Bauer is also willing to accept the consequences of his decisions to break the law. In fact, that is the real source of his heroism—to the extent one finds torture heroic. He makes a moral choice at odds with the prevailing system, and accepts the consequences of the system's judgment. The "heroism" of the Bush administration's torture apologists is slightly less inspiring. None of them is willing to stand up and admit, as Bauer does, that yes, they did "whatever it takes." They instead point fingers and cry "witch hunt."

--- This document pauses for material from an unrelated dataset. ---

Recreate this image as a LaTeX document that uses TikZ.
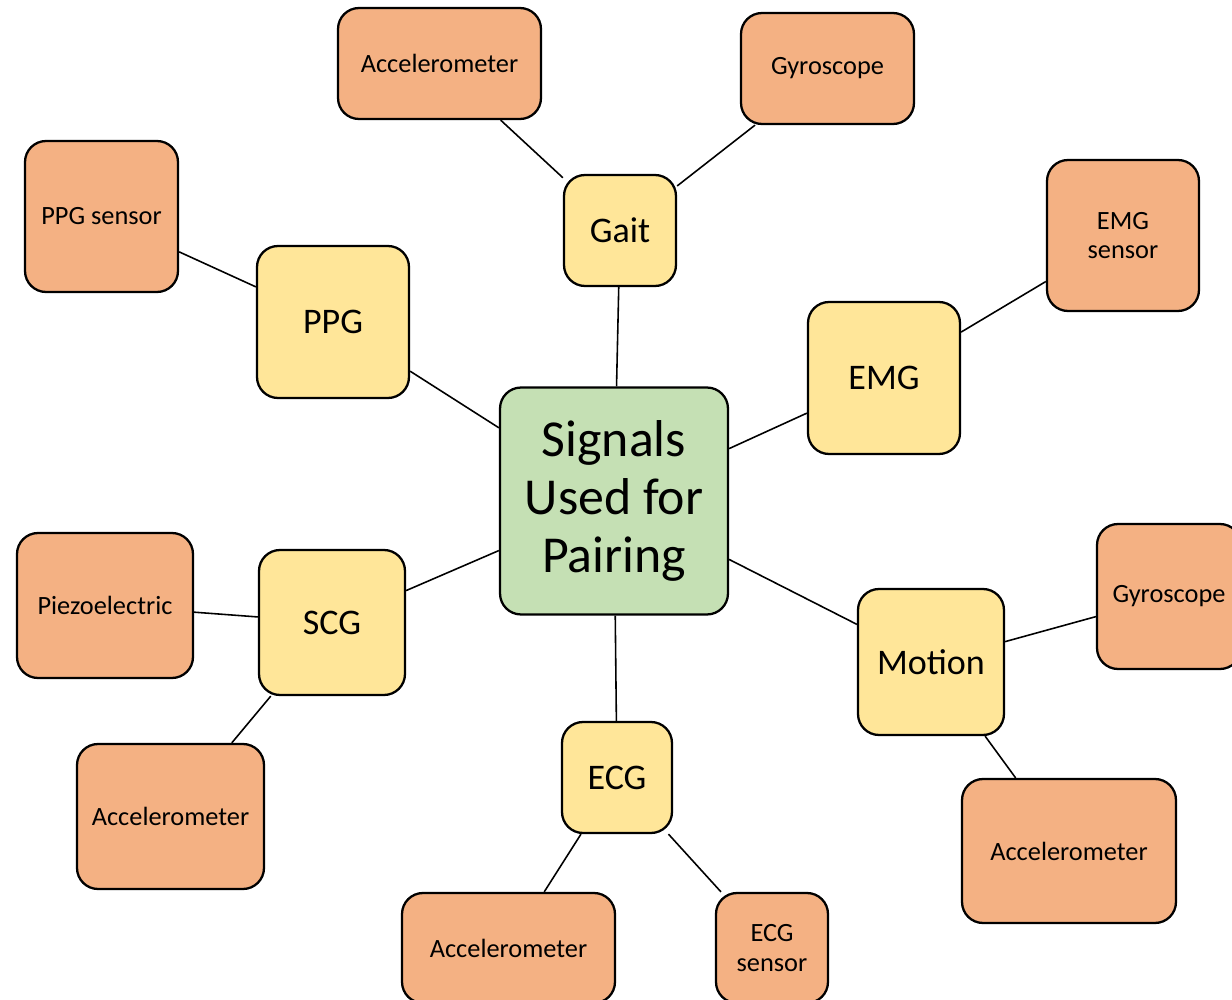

If you're a fan of "24," you'll enjoy "The Dark Side." There you will meet Mamdouh Habib, an Australian, captured in Pakistan, abused by American interrogators with an electric cattle prod and threatened with rape by dogs. He confessed to all sorts of things that weren't true. He was released after three years without charges. Jack Bauer would have known inside of 10 minutes he was not a ticking time bomb. Our real-life heroes tortured him for years before realizing he was innocent.
That is, of course, the punch line. These lawyers who were dead set on unleashing an army of Jack Bauers against our enemies built a whole torture policy around a fictional character. Bauer himself could have told them that one Jack Bauer—a man who deliberately lives outside the boundaries of law—would have been more than enough.